In celebration of DiscoverU 2020, a week of college and career exploration, we’re featuring an interview with Rory Gill, Seattle Preschool Program (SPP) Teacher at Daybreak Star Preschool and recipient of the Families, Education, Preschool, and Promise (FEPP) Levy funded SPP teacher scholarship.
The SPP scholarship contributes to the early learning workforce by supporting SPP educators to meet lead teacher education requirements (a bachelor’s in Early Childhood Education).
DEEL: What is it that made you want to be an early learning educator?

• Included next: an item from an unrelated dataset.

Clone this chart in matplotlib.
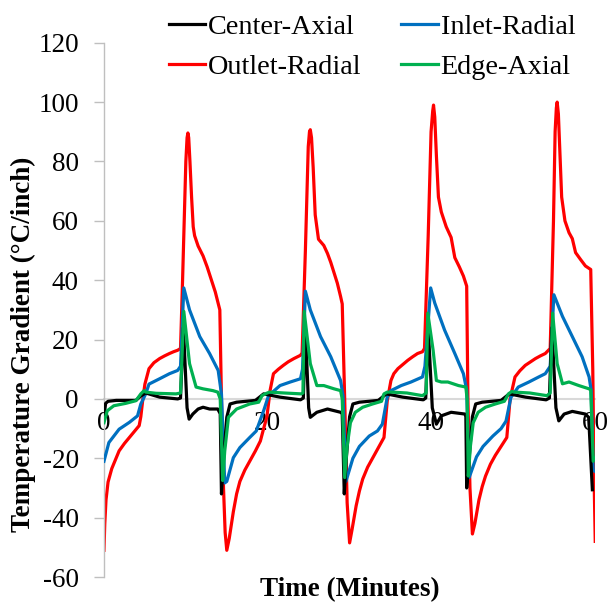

Rory Gill (RG): We rarely see males of color in the field of education. It is very important that not only our children of color but all children get exposed to males of color playing important roles in the community. There are so many children that don’t have fathers, uncles, brothers, or just positive male influences in their lives, and I want to do my part to change that perception in our children’s lives.
DEEL: What is the concentration of your bachelor’s degree? How are the courses you’re taking informing your practices in the classroom?
RG: My bachelor’s degree is in early childhood education. The school that I am currently attending is called Goddard College. The benefits that I see from attending Goddard is that the school is majority a Hispanic school, so I get to see, learn, and interact with a lot of people from so many backgrounds of life that I would normally not experience. It is a huge plus because I work with so many Hispanic children who are just learning English as a second language. Goddard teaches their students new and different techniques to approach and interact with bilingual children in positive ways. Listening to others’ stories about their lives and journeys through life helps me to better understand where my students are coming from and what they are dealing with.
DEEL: During this journey, what have you learned about yourself? What have you learned about the children in the classroom?
RG: I’ve learned so much about myself during this journey, like how much patience and flexibility I have with children. I’ve learned to understand that a child’s background and cultural history has a lot to do with how they learn, interact, and engage in the classroom. Being open and really paying attention to the children’s interests to develop lesson plans that will keep kids engaged and focused. There are so many different personalities in each classroom, and they all bring something positive to the table.
DEEL: What, if any, barriers have you faced pursuing a career education?
RG: I hated school growing up. Working in education has opened my eyes to the importance of having a positive, flexible, creative teacher to look up to. I try to teach as much as possible and at the same time make the lessons fun and interactive as possible so that the children enjoy coming to school. SPP gave me the opportunity to keep pursuing a career in early childhood education so that I can affect my community in positive ways.
DEEL: What’s one piece of advice would you give to someone interested in a career in Early Childhood Education?
RG: Don’t give up, the kids need you.
Originally funded through the 2014 SPP Levy and now through the 2018 FEPP Levy, the SPP Scholars Tuition Assistance program supports SPP agency staff who are seeking a bachelor’s degree in Early Childhood Education or a Washington State Teaching Credential with a preschool to grade 3 (P-3) endorsement.
Since 2015, DEEL has invested more than $450,000 to support early childhood educators in meeting SPP education requirements and Washington State Core Competencies for Early Learning and Educational Professionals.